In the last days of COP23, we finally saw a text coming out that defines the Tanaloa Dialogue, and thus lays out the path for an inclusive climate dialogue during 2018. The COP22 and COP24 presidencies consulted all the countries to agree on how this process will look like.
But what is the Tanaloa Dialogue?
It was known before as the Facilitative Dialogue, and it is a process through which all countries will revise their ambition in reducing greenhouse gas emissions before 2020.
As you may remember, countries presented their Nationally Determined Contributions (NDCs) in the way to Paris. These contributions are documents that outline the efforts that countries will do in terms of reducing emissions, adapting to climate change and providing finance and technology to developing countries.
However, these contributions are not enough to limit global temperature below 2 degrees, or even 1.5 degrees. That is why it is very necessary and positive that the Paris Agreement has a review process to increase ambition over time.

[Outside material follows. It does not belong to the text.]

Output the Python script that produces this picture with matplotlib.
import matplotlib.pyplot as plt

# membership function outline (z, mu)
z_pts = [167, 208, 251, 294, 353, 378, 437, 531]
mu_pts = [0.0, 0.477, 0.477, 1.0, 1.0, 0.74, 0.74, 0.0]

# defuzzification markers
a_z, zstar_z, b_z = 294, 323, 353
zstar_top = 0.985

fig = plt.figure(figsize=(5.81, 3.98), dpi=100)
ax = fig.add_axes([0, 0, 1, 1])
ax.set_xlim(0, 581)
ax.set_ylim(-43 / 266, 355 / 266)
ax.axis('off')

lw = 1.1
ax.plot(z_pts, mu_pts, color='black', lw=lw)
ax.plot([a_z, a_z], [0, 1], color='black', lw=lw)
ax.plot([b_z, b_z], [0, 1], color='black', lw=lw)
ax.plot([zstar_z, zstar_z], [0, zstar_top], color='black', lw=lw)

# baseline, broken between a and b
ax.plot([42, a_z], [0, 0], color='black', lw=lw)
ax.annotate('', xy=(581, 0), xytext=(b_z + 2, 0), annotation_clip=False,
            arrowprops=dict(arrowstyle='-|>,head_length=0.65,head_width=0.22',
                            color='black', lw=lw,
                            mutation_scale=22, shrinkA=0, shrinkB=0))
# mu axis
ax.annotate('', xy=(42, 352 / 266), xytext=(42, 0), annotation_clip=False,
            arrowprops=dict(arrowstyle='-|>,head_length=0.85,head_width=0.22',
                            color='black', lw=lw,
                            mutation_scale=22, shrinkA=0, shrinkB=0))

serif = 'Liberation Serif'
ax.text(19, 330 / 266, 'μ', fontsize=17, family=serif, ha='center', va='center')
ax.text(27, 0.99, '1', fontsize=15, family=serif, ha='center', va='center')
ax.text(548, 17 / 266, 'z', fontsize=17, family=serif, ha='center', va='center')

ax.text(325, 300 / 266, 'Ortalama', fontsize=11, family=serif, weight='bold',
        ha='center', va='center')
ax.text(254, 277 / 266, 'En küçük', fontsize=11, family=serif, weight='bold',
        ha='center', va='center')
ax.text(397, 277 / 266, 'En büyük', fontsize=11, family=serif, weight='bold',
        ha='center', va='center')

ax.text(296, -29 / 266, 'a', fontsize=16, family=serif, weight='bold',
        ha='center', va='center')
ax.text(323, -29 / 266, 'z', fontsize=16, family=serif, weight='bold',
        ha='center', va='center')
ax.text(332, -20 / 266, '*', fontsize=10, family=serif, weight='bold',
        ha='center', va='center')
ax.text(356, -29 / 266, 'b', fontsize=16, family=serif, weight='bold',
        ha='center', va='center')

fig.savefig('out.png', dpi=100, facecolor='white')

The Tanaloa Dialogue will take place across 2018 until the COP24 in Katowice, Poland, and will aim to increase ambition, and to encourage countries to re-submit more ambitious NDCs.

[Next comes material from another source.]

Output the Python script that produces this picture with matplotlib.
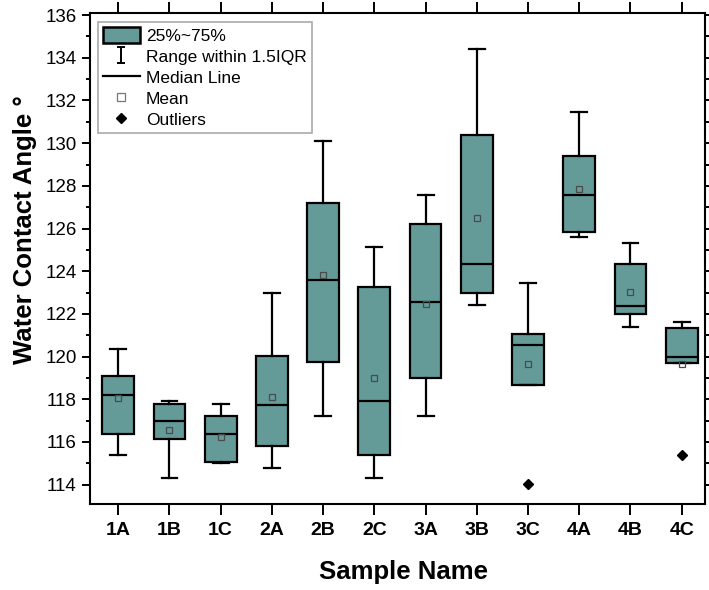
import matplotlib
matplotlib.use('Agg')
import matplotlib.pyplot as plt
import matplotlib.ticker as tck
from matplotlib.lines import Line2D
from matplotlib.patches import Patch
from matplotlib.path import Path

plt.rcParams['font.family'] = ['Liberation Sans', 'DejaVu Sans']

samples = ['1A', '1B', '1C', '2A', '2B', '2C', '3A', '3B', '3C', '4A', '4B', '4C']
whisk_lo = [115.40, 114.29, 115.00, 114.78, 117.23, 114.29, 117.23, 122.41, 118.68, 125.59, 121.41, 119.69]
q1 = [116.38, 116.14, 115.07, 115.79, 119.77, 115.40, 118.99, 123.00, 118.68, 125.86, 122.00, 119.69]
medians = [118.20, 116.96, 116.38, 117.73, 123.58, 117.90, 122.58, 124.34, 120.55, 127.57, 122.39, 120.00]
q3 = [119.10, 117.80, 117.23, 120.03, 127.18, 123.28, 126.20, 130.38, 121.05, 129.41, 124.34, 121.33]
whisk_hi = [120.35, 117.90, 117.79, 123.00, 130.10, 125.12, 127.57, 134.39, 123.47, 131.44, 125.31, 121.61]
means = [118.07, 116.54, 116.23, 118.13, 123.80, 119.00, 122.47, 126.48, 119.66, 127.85, 123.05, 119.66]
outliers = [[], [], [], [], [], [], [], [], [114.03], [], [], [115.37]]

BOX_COLOR = '#649b99'

stats = []
for i, name in enumerate(samples):
    stats.append({
        'label': name,
        'whislo': whisk_lo[i],
        'q1': q1[i],
        'med': medians[i],
        'q3': q3[i],
        'whishi': whisk_hi[i],
        'mean': means[i],
        'fliers': outliers[i],
    })

fig = plt.figure(figsize=(7.09, 5.9), dpi=100)
ax = fig.add_axes([0.127, 0.146, 0.867, 0.832])

ax.bxp(
    stats,
    positions=range(1, len(samples) + 1),
    widths=0.62,
    capwidths=0.31,
    patch_artist=True,
    showmeans=True,
    boxprops=dict(facecolor=BOX_COLOR, edgecolor='black', linewidth=1.6),
    medianprops=dict(color='black', linewidth=1.6),
    whiskerprops=dict(color='black', linewidth=1.6),
    capprops=dict(color='black', linewidth=1.6),
    meanprops=dict(marker='s', markersize=5, markerfacecolor='none',
                   markeredgecolor='#4a4a4a', markeredgewidth=0.9),
    flierprops=dict(marker='D', markersize=5, markerfacecolor='black',
                    markeredgecolor='black'),
)

ax.set_xlim(0.45, 12.45)
ax.set_ylim(113.1, 136.1)
ax.yaxis.set_major_locator(tck.MultipleLocator(2))
ax.yaxis.set_minor_locator(tck.MultipleLocator(1))
ax.tick_params(axis='both', which='both', direction='out', width=1.4)
ax.tick_params(axis='y', which='major', length=6, labelsize=13.5, right=True)
ax.tick_params(axis='y', which='minor', length=3, right=True)
ax.tick_params(axis='x', which='major', length=8, labelsize=14, top=True, pad=5)
for lab in ax.get_xticklabels():
    lab.set_fontweight('bold')
for sp in ax.spines.values():
    sp.set_linewidth(1.5)

ax.set_xlabel('Sample Name', fontsize=18.5, fontweight='bold')
ax.set_ylabel('Water Contact Angle °', fontsize=18.5, fontweight='bold')
ax.xaxis.set_label_coords(0.51, -0.114)
ax.yaxis.set_label_coords(-0.086, 0.558)

# legend handles
ibar = Path([(-0.5, 1), (0.5, 1), (0, 1), (0, -1), (-0.5, -1), (0.5, -1)],
            [Path.MOVETO, Path.LINETO, Path.MOVETO, Path.LINETO, Path.MOVETO, Path.LINETO])
handles = [
    Patch(facecolor=BOX_COLOR, edgecolor='black', linewidth=1.8, label='25%~75%'),
    Line2D([], [], linestyle='none', marker=ibar, markersize=12, color='black',
           markeredgewidth=1.4, label='Range within 1.5IQR'),
    Line2D([], [], color='black', linewidth=1.6, label='Median Line'),
    Line2D([], [], linestyle='none', marker='s', markersize=6, markerfacecolor='white',
           markeredgecolor='#777777', markeredgewidth=0.9, label='Mean'),
    Line2D([], [], linestyle='none', marker='D', markersize=5, color='black', label='Outliers'),
]
leg = ax.legend(
    handles=handles,
    loc='upper left',
    bbox_to_anchor=(0.013, 0.982),
    borderaxespad=0,
    fontsize=12.5,
    fancybox=False,
    edgecolor='#aaaaaa',
    framealpha=1,
    handlelength=2.1,
    handleheight=1.0,
    handletextpad=0.35,
    labelspacing=0.25,
    borderpad=0.3,
)
leg.get_frame().set_linewidth(1.2)

fig.savefig('out.png', dpi=100)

How will the Tanaloa Dialogue look like?
The Tanaloa Dialogue will be launched after COP23, and will close at the end of COP24. It will start with a preparatory phase, which main part will take place during the intersessionals in May, in Bonn. The first phase will try to give a solid evidence-based foundation and will be guided by 3 main questions: where are we? Where do we want to go? and how do we get there?
This phase of the Dialogue will include inputs from civil society, local, as well as national or global events. One of these will be the recent climate summit announced by President Macron, to be held in Paris from November 30th to December 11th. The Global Climate Action, an initiative launched in Paris to include non-state actors, will also provide input to the process.

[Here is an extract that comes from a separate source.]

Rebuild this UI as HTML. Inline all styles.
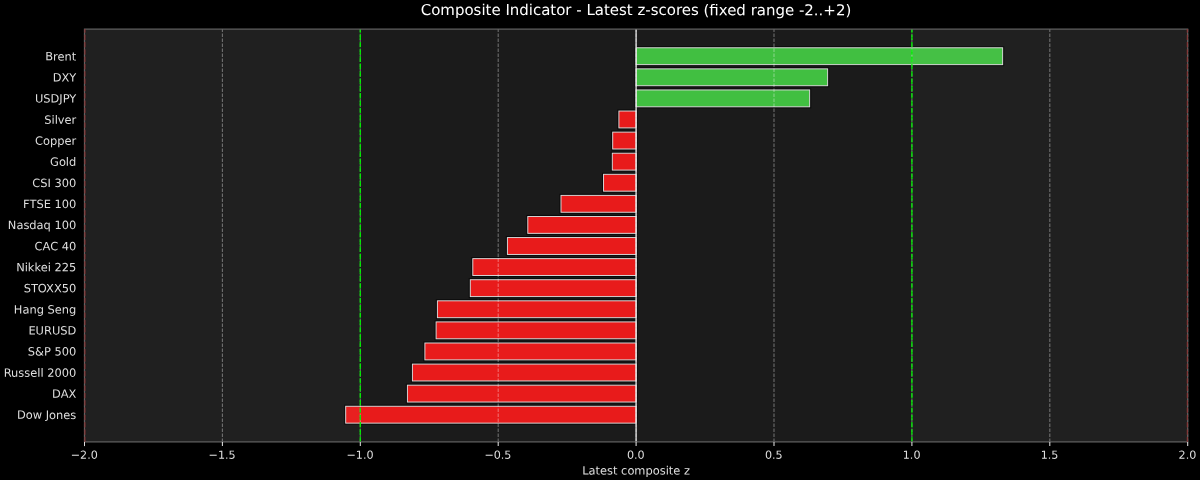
<!DOCTYPE html>
<html lang="en"><head><meta charset="utf-8"><title>Composite Indicator</title>
<style>html,body{margin:0;padding:0;background:#000;}body{width:1200px;height:480px;overflow:hidden;}svg{display:block;}text{font-family:"DejaVu Sans","Liberation Sans",sans-serif;}</style></head><body>
<svg width="1200" height="480" viewBox="0 0 1200 480">
<rect x="0" y="0" width="1200" height="480" fill="#000"/>
<rect x="84.5" y="29.0" width="1103.20" height="412.90" fill="#1b1b1b"/>
<g stroke="#000" stroke-opacity="0.6" stroke-width="3.2" fill="none">
<rect x="636.10" y="47.77" width="366.55" height="16.87"/>
<rect x="636.10" y="68.86" width="191.55" height="16.87"/>
<rect x="636.10" y="89.94" width="173.55" height="16.87"/>
<rect x="618.90" y="111.03" width="17.20" height="16.87"/>
<rect x="612.70" y="132.12" width="23.40" height="16.87"/>
<rect x="612.30" y="153.21" width="23.80" height="16.87"/>
<rect x="603.55" y="174.30" width="32.55" height="16.87"/>
<rect x="561.00" y="195.38" width="75.10" height="16.87"/>
<rect x="527.80" y="216.47" width="108.30" height="16.87"/>
<rect x="507.40" y="237.56" width="128.70" height="16.87"/>
<rect x="472.80" y="258.65" width="163.30" height="16.87"/>
<rect x="470.30" y="279.73" width="165.80" height="16.87"/>
<rect x="437.40" y="300.82" width="198.70" height="16.87"/>
<rect x="436.10" y="321.91" width="200.00" height="16.87"/>
<rect x="424.90" y="343.00" width="211.20" height="16.87"/>
<rect x="412.40" y="364.09" width="223.70" height="16.87"/>
<rect x="407.40" y="385.17" width="228.70" height="16.87"/>
<rect x="345.70" y="406.26" width="290.40" height="16.87"/>
</g>
<g stroke="#dcdcdc" stroke-width="0.95">
<rect x="636.10" y="47.77" width="366.55" height="16.87" fill="#41bf41"/>
<rect x="636.10" y="68.86" width="191.55" height="16.87" fill="#41bf41"/>
<rect x="636.10" y="89.94" width="173.55" height="16.87" fill="#41bf41"/>
<rect x="618.90" y="111.03" width="17.20" height="16.87" fill="#e81b1b"/>
<rect x="612.70" y="132.12" width="23.40" height="16.87" fill="#e81b1b"/>
<rect x="612.30" y="153.21" width="23.80" height="16.87" fill="#e81b1b"/>
<rect x="603.55" y="174.30" width="32.55" height="16.87" fill="#e81b1b"/>
<rect x="561.00" y="195.38" width="75.10" height="16.87" fill="#e81b1b"/>
<rect x="527.80" y="216.47" width="108.30" height="16.87" fill="#e81b1b"/>
<rect x="507.40" y="237.56" width="128.70" height="16.87" fill="#e81b1b"/>
<rect x="472.80" y="258.65" width="163.30" height="16.87" fill="#e81b1b"/>
<rect x="470.30" y="279.73" width="165.80" height="16.87" fill="#e81b1b"/>
<rect x="437.40" y="300.82" width="198.70" height="16.87" fill="#e81b1b"/>
<rect x="436.10" y="321.91" width="200.00" height="16.87" fill="#e81b1b"/>
<rect x="424.90" y="343.00" width="211.20" height="16.87" fill="#e81b1b"/>
<rect x="412.40" y="364.09" width="223.70" height="16.87" fill="#e81b1b"/>
<rect x="407.40" y="385.17" width="228.70" height="16.87" fill="#e81b1b"/>
<rect x="345.70" y="406.26" width="290.40" height="16.87" fill="#e81b1b"/>
</g>
<rect x="84.5" y="29.0" width="275.80" height="412.90" fill="#fff" fill-opacity="0.024"/>
<rect x="911.90" y="29.0" width="275.80" height="412.90" fill="#fff" fill-opacity="0.024"/>
<g stroke="#ffffff" stroke-opacity="0.36" stroke-width="1.1" stroke-dasharray="3.49 1.51" fill="none">
<line x1="84.50" y1="441.9" x2="84.50" y2="29.0"/>
<line x1="222.40" y1="441.9" x2="222.40" y2="29.0"/>
<line x1="360.30" y1="441.9" x2="360.30" y2="29.0"/>
<line x1="498.20" y1="441.9" x2="498.20" y2="29.0"/>
<line x1="636.10" y1="441.9" x2="636.10" y2="29.0"/>
<line x1="774.00" y1="441.9" x2="774.00" y2="29.0"/>
<line x1="911.90" y1="441.9" x2="911.90" y2="29.0"/>
<line x1="1049.80" y1="441.9" x2="1049.80" y2="29.0"/>
<line x1="1187.70" y1="441.9" x2="1187.70" y2="29.0"/>
</g>
<line x1="636.10" y1="441.9" x2="636.10" y2="29.0" stroke="#ececec" stroke-width="1.25"/>
<g stroke="#00f000" stroke-opacity="0.93" stroke-width="1.4" stroke-dasharray="5.45 1.86" stroke-dashoffset="0.2" fill="none">
<line x1="360.30" y1="441.9" x2="360.30" y2="29.0"/>
<line x1="911.90" y1="441.9" x2="911.90" y2="29.0"/>
</g>
<rect x="84.5" y="29.1" width="1103.20" height="412.80" fill="none" stroke="#626262" stroke-width="1.2"/>
<g stroke="#932a2a" stroke-opacity="0.9" stroke-width="1.0" stroke-dasharray="5.35 1.96" stroke-dashoffset="0.2" fill="none">
<line x1="84.95" y1="441.9" x2="84.95" y2="29.0"/>
<line x1="1187.25" y1="441.9" x2="1187.25" y2="29.0"/>
</g>
<g stroke="#e0e0e0" stroke-width="1.05">
<line x1="84.50" y1="441.9" x2="84.50" y2="446.10"/>
<line x1="222.40" y1="441.9" x2="222.40" y2="446.10"/>
<line x1="360.30" y1="441.9" x2="360.30" y2="446.10"/>
<line x1="498.20" y1="441.9" x2="498.20" y2="446.10"/>
<line x1="636.10" y1="441.9" x2="636.10" y2="446.10"/>
<line x1="774.00" y1="441.9" x2="774.00" y2="446.10"/>
<line x1="911.90" y1="441.9" x2="911.90" y2="446.10"/>
<line x1="1049.80" y1="441.9" x2="1049.80" y2="446.10"/>
<line x1="1187.70" y1="441.9" x2="1187.70" y2="446.10"/>
</g>
<g fill="#dedede" font-size="11.15px" text-anchor="middle">
<text x="84.25" y="458.7" transform="rotate(0.03 84.25 458.7)">−2.0</text>
<text x="222.15" y="458.7" transform="rotate(0.03 222.15 458.7)">−1.5</text>
<text x="360.05" y="458.7" transform="rotate(0.03 360.05 458.7)">−1.0</text>
<text x="497.95" y="458.7" transform="rotate(0.03 497.95 458.7)">−0.5</text>
<text x="635.85" y="458.7" transform="rotate(0.03 635.85 458.7)">0.0</text>
<text x="773.75" y="458.7" transform="rotate(0.03 773.75 458.7)">0.5</text>
<text x="911.65" y="458.7" transform="rotate(0.03 911.65 458.7)">1.0</text>
<text x="1049.55" y="458.7" transform="rotate(0.03 1049.55 458.7)">1.5</text>
<text x="1187.45" y="458.7" transform="rotate(0.03 1187.45 458.7)">2.0</text>
</g>
<g fill="#dedede" font-size="11.43px" text-anchor="end">
<text x="76.3" y="60.40" transform="rotate(0.03 76.3 60.40)">Brent</text>
<text x="76.3" y="81.49" transform="rotate(0.03 76.3 81.49)">DXY</text>
<text x="76.3" y="102.58" transform="rotate(0.03 76.3 102.58)">USDJPY</text>
<text x="76.3" y="123.67" transform="rotate(0.03 76.3 123.67)">Silver</text>
<text x="76.3" y="144.75" transform="rotate(0.03 76.3 144.75)">Copper</text>
<text x="76.3" y="165.84" transform="rotate(0.03 76.3 165.84)">Gold</text>
<text x="76.3" y="186.93" transform="rotate(0.03 76.3 186.93)">CSI 300</text>
<text x="76.3" y="208.02" transform="rotate(0.03 76.3 208.02)">FTSE 100</text>
<text x="76.3" y="229.11" transform="rotate(0.03 76.3 229.11)">Nasdaq 100</text>
<text x="76.3" y="250.19" transform="rotate(0.03 76.3 250.19)">CAC 40</text>
<text x="76.3" y="271.28" transform="rotate(0.03 76.3 271.28)">Nikkei 225</text>
<text x="76.3" y="292.37" transform="rotate(0.03 76.3 292.37)">STOXX50</text>
<text x="76.3" y="313.46" transform="rotate(0.03 76.3 313.46)">Hang Seng</text>
<text x="76.3" y="334.55" transform="rotate(0.03 76.3 334.55)">EURUSD</text>
<text x="76.3" y="355.63" transform="rotate(0.03 76.3 355.63)">S&amp;P 500</text>
<text x="76.3" y="376.72" transform="rotate(0.03 76.3 376.72)">Russell 2000</text>
<text x="76.3" y="397.81" transform="rotate(0.03 76.3 397.81)">DAX</text>
<text x="76.3" y="418.90" transform="rotate(0.03 76.3 418.90)">Dow Jones</text>
</g>
<text x="636.10" y="474.5" transform="rotate(0.03 636.10 474.5)" fill="#dedede" font-size="11.43px" text-anchor="middle">Latest composite z</text>
<text x="636.00" y="15.1" transform="rotate(0.03 636.00 15.1)" fill="#ffffff" font-size="14.98px" text-anchor="middle">Composite Indicator - Latest z-scores (fixed range -2..+2)</text>
</svg></body></html>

Later on, around November 2018, the IPCC special report on 1.5 (SR1.5) will come out, and will outline how close the world is getting to the 1.5 target. The Tanaloa Dialogue will have a “dedicated space” to review its outcome, although it is not yet decided how this space will look like.
This long preparatory phase during the course of 2018 will be summarized by the Presidencies and sent to the political phase, which will take place during COP24 in Poland.
The political phase will be a closed discussion process for high-level representatives only, and will build on the results of the first phase. The political discussion will include roundtables to have an interactive discussion amongst all countries. This will finally lead to a summary of key messages by the Presidencies to take pre-2020 action forwards.